Car dealers made an average loss of almost £13,000 during November 2016, according to new figures.
ASE, which collects and analyses market data, said that most dealerships made a profit of less than £175,000 during the last 12 months, a fall of £34,000 on last year. However, it found that average turnover during 2016 was around the same levels as the previous year’s.
Although the financial figures are disappointing, the report also pointed to strong prices and sustained demand for used vehicles. If you are aiming to boost your profits by changing the type of vehicle you deal in, be sure to check you have the correct level of motor trade insurance to cover any alterations in your business model.
The data from ASE was “not as bad as forecast”, according to the company’s chairman Mike Jones.
He told AM Online: “Expectations were low as we have seen both the peaks and troughs in performance deepen throughout 2016, however this movement is relatively minor.”
The report found that although there was a reduction in new car sales during November, there was a small increase in used vehicle sales.

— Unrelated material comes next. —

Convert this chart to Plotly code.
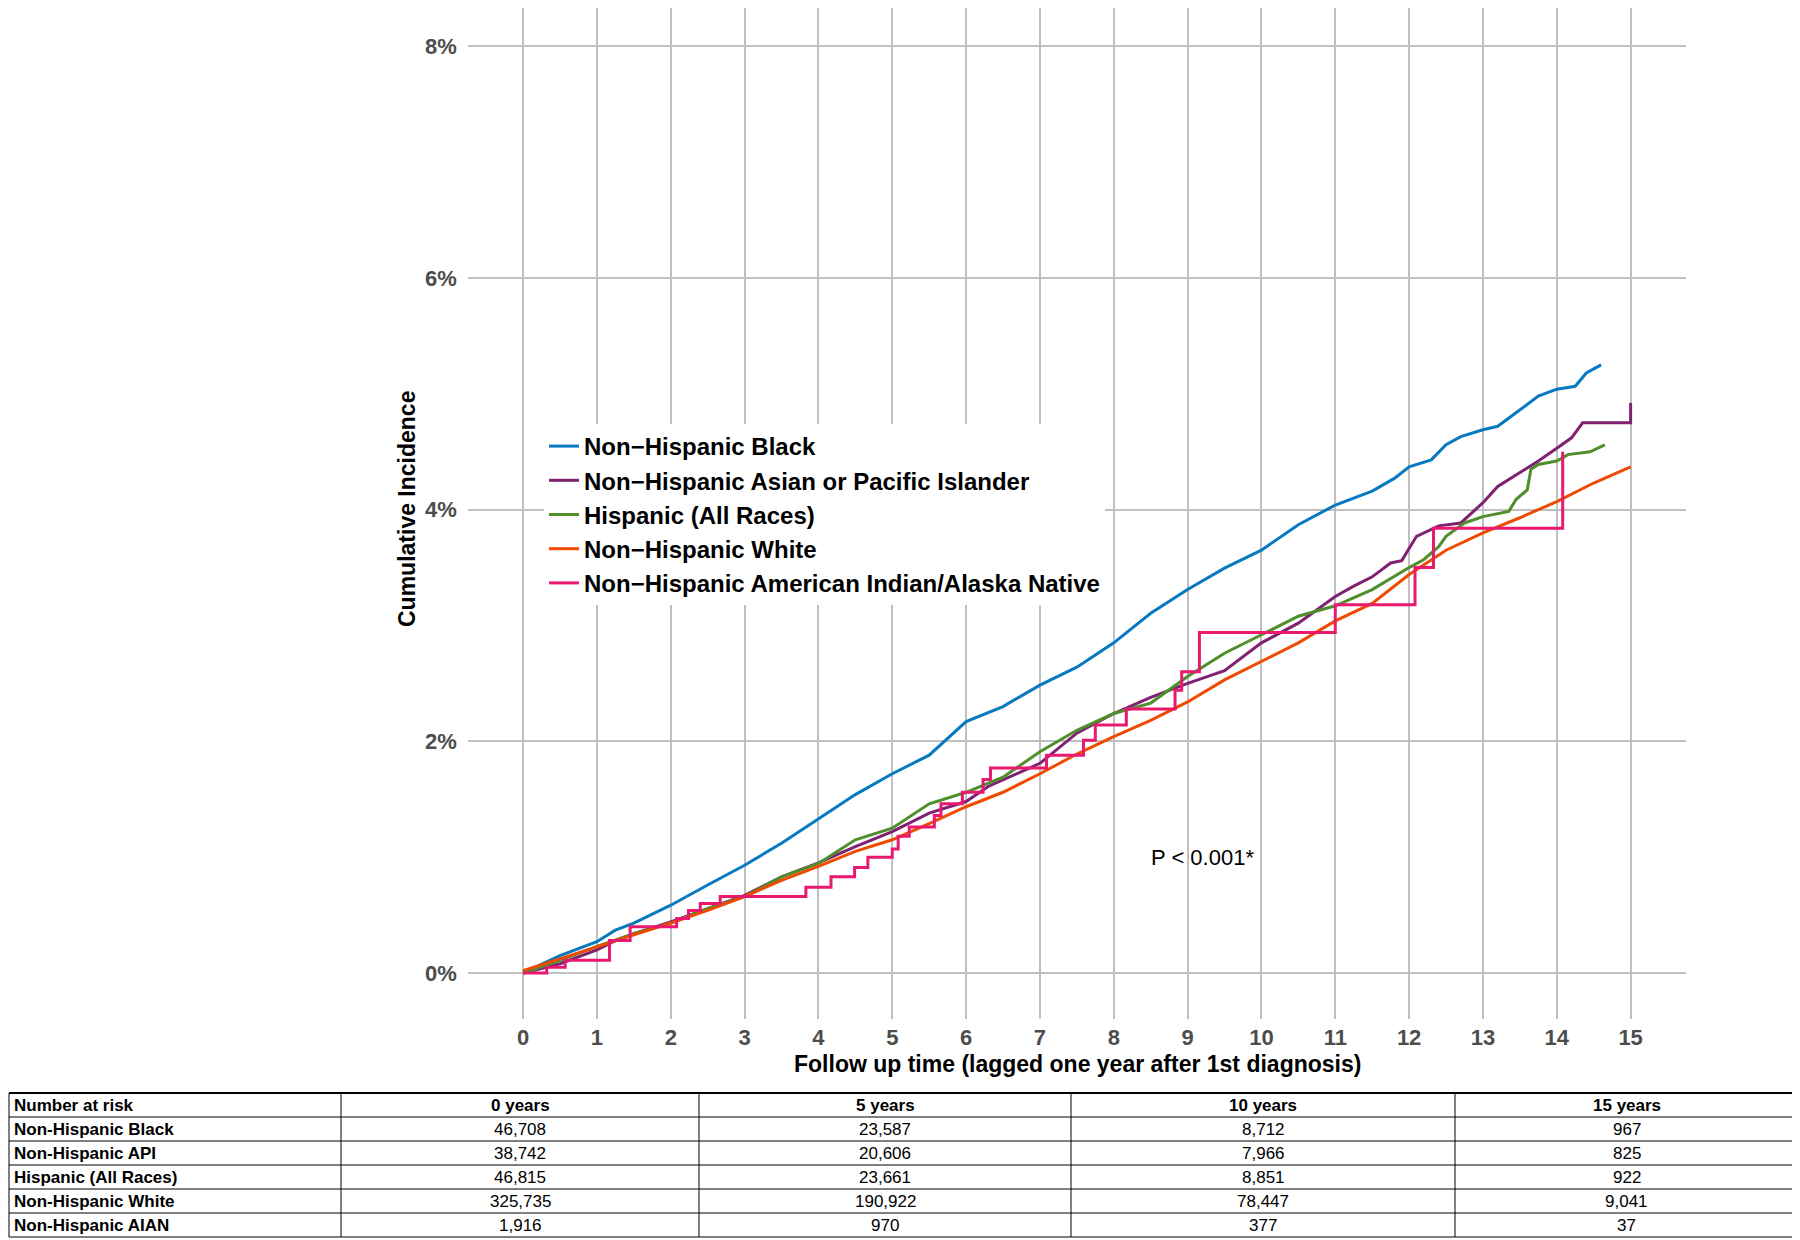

Over the 12 month period, second hand motor sales were flat and profitability remained ‘solid’. ASE found the same trend continuing into the New Year with good prices being achieved at used car auctions.
Despite an increase in new car registrations, Mr Jones said sales of new cars did not hit the same levels as 2015.
He added: “This provides tangible evidence of the change in the model we have seen accelerate over the past 12 months with dealers registering the cars themselves and then retailing them as delivery mileage used cars.”